Ayer mismo experimentamos dulcísima emoción, suave y tierna alegría con el cuento de Benavente El príncipe que todo lo aprendió en los libros. Cuento primoroso, preñado de una amable ironía hacia esas fantásticas narraciones que embelesan a los niños y de las que «echamos mano» cuando, rebeldes a nuestros mandatos, procuramos infundirles pavor con ogros, brujas, hadas y príncipes encantados.

Los niños se divirtieron mucho con el cuento de Benavente. En los grandes produjo verdadero asombro el ingenio de este hombre, que en tan diversas formas se ofrece a la admiración general.

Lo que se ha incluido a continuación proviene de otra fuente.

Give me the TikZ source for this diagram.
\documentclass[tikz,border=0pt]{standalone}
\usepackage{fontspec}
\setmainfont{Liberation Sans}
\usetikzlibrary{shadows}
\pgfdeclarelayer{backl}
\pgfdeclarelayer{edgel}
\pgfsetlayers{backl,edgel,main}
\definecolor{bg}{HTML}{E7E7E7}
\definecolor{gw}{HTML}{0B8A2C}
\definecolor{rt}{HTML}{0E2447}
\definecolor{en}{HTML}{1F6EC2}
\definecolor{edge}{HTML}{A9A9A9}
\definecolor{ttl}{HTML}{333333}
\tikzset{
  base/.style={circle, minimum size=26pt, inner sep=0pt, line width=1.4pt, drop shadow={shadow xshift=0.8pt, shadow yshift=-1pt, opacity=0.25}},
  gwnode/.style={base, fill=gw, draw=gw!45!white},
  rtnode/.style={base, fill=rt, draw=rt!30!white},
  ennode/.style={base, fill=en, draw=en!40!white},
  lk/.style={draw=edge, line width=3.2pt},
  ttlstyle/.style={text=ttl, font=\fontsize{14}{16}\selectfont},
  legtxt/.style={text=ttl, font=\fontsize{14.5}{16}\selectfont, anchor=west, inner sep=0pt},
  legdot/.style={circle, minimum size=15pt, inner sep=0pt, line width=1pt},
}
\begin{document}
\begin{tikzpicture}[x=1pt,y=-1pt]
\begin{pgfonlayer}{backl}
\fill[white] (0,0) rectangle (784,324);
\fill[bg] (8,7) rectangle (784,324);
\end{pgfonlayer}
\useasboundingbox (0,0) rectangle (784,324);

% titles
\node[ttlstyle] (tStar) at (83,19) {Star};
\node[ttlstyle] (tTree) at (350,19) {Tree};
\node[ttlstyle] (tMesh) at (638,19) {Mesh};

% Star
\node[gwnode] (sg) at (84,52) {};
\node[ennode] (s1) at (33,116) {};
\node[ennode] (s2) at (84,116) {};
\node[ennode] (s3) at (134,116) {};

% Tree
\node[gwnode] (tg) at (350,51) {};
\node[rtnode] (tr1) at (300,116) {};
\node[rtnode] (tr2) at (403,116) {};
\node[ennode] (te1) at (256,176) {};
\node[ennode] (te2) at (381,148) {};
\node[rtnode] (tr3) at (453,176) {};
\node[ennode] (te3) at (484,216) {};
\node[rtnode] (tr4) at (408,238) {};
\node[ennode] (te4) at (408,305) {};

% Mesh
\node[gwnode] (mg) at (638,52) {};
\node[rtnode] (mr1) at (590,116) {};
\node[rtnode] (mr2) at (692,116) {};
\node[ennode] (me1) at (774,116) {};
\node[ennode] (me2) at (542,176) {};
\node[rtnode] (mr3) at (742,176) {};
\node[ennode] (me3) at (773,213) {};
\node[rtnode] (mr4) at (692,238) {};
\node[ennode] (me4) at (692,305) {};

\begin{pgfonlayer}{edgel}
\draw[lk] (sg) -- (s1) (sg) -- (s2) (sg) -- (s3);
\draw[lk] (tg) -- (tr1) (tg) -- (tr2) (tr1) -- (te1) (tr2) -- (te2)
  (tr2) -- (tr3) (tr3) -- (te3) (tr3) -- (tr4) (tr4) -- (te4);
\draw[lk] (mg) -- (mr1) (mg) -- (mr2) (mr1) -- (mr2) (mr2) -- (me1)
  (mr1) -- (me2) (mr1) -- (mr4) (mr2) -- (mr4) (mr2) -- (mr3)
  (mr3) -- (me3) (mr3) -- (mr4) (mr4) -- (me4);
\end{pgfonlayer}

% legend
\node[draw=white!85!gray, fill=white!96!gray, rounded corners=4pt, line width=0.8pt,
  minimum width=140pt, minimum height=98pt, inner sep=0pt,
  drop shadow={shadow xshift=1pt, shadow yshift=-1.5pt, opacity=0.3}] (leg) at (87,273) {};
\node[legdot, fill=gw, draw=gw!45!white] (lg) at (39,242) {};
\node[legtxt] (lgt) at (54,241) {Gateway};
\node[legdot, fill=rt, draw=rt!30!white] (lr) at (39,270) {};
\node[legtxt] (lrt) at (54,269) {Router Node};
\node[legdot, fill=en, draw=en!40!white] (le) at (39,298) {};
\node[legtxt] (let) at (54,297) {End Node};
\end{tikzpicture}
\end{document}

El teatro de los niños está en marcha...».

Sí, en marcha está, en efecto; y hasta yo, el único hombre de raza española que no lleva quizá en el bolsillo una pieza en tres actos, si alguna vez he sentido tentaciones de escribir para el teatro, es ahora que se trata de coadyuvar a la óptima obra de Benavente.

Me consuela, sin embargo, la idea de que en otros géneros algo y aun algos he pensado y publicado para los niños y de que toda la producción de mis últimos años puede ponerse sin recelo entre sus leves manos impacientes y bajo sus diáfanos ojos curiosos llenos de porqués.

NOTA.-El anterior informe se cerró en diciembre. Ahora, en enero, el teatro para los niños ha sido reforzado con una bella pieza más, debida por cierto a un americano, al joven y vigoroso escritor peruano don Felipe Sassone.